Is patchy reionization an obstacle in detecting the primordial gravitational wave signal

The large-scale cosmic microwave background (CMB) B-mode polarization is the direct probe to the low-frequency primordial gravitational wave signal. However, unambiguous measurement of this signal requires a precise understanding of the possible contamination. One such potential contamination arises from the patchiness in the spatial distribution of free electrons during the epoch of reionization. We estimate the B-mode power spectrum due to patchy reionization using a combination of photon-conserving seminumerical simulation and analytical calculation, and compare its amplitude with the primordial B-mode signal.
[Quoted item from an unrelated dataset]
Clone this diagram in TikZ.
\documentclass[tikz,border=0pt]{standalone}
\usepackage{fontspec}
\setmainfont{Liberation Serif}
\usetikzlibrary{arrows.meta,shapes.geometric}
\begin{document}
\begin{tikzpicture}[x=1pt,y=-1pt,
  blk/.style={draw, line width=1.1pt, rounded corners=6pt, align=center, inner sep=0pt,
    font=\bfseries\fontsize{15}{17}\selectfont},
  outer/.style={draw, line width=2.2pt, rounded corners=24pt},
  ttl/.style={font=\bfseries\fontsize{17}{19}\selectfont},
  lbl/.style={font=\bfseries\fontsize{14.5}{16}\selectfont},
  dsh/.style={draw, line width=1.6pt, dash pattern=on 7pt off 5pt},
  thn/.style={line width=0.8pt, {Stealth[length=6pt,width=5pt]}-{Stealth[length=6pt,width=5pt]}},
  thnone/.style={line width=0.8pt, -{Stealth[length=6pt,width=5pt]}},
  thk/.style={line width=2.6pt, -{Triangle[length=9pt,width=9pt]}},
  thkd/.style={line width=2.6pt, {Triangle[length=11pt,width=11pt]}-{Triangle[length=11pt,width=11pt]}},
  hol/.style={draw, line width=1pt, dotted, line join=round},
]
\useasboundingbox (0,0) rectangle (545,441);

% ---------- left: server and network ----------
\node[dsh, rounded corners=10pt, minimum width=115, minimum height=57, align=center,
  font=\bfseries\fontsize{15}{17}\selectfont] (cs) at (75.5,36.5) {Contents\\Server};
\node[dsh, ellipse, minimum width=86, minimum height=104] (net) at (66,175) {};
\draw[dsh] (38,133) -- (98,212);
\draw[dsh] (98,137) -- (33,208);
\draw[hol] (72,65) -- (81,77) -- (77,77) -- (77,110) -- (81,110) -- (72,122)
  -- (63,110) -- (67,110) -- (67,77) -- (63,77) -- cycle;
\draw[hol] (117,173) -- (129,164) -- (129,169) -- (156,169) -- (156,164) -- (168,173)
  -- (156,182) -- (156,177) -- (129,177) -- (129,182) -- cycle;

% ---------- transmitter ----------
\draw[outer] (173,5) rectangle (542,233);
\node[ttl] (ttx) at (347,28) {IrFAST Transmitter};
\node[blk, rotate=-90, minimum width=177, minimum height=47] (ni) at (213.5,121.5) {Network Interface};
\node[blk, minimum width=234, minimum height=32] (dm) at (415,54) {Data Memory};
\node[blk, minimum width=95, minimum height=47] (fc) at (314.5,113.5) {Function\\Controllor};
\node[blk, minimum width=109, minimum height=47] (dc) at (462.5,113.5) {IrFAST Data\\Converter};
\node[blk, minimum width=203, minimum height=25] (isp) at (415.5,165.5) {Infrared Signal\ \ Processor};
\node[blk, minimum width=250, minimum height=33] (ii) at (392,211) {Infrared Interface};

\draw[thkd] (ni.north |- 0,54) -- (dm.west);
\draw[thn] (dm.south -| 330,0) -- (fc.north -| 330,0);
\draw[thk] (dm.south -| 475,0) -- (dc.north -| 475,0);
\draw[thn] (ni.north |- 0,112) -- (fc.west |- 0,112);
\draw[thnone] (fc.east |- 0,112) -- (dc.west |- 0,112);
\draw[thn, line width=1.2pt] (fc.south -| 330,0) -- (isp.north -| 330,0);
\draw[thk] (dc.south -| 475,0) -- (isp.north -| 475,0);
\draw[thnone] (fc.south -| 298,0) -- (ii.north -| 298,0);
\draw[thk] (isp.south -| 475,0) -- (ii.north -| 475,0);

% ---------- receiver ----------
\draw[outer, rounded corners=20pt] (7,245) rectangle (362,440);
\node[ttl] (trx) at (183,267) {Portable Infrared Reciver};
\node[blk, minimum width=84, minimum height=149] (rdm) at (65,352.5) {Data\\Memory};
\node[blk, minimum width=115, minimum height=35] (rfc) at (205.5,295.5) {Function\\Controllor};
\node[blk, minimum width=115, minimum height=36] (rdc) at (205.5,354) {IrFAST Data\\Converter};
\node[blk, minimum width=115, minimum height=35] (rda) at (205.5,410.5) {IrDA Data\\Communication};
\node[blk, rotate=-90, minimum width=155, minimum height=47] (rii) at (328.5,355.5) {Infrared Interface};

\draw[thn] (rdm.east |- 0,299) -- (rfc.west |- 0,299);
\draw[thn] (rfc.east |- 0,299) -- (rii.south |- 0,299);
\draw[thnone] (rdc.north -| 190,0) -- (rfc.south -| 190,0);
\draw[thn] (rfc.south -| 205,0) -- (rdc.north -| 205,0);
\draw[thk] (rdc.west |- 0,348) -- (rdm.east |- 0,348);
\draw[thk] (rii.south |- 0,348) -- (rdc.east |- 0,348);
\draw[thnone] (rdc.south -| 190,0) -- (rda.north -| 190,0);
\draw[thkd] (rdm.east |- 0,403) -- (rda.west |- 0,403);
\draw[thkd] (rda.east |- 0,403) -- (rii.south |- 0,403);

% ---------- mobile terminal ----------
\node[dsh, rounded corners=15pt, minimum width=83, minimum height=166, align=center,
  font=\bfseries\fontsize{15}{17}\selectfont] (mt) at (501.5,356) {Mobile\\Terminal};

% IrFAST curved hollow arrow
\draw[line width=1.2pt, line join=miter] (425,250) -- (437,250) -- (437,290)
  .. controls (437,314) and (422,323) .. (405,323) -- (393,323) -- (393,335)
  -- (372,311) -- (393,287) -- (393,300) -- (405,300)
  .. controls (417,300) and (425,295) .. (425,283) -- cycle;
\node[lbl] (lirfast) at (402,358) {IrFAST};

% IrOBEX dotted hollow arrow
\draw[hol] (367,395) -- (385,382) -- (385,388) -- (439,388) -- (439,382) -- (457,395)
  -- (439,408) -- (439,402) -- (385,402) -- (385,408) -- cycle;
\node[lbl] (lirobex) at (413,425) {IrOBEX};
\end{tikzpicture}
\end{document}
For a reionization history which is in agreement with several latest observations, we find that a stronger secondary B-mode polarization signal is produced when the reionization is driven by the sources in massive haloes and its amplitude can be comparable to the recombination bump for tensor to scalar ratio (r)≲5×10-4. If contamination from patchy reionization is neglected in the analysis of B-mode polarization data, then for the models of reionization considered in this analysis, we find a maximum bias of about 30 per cent in the value of r = 10-3 when spatial modes between ∂ ϵ [50, 200] are used with a delensing efficiency of 50 per cent. The inferred bias from patchy reionization is not a severe issue for the upcoming ground-based CMB experiment Simons Observatory, but can be a potential source of confusion for proposed CMB experiments which target to detect the value of r <10-3. However, this obstacle can be removed by utilizing the difference in the shape of the power spectrum from the primordial signal.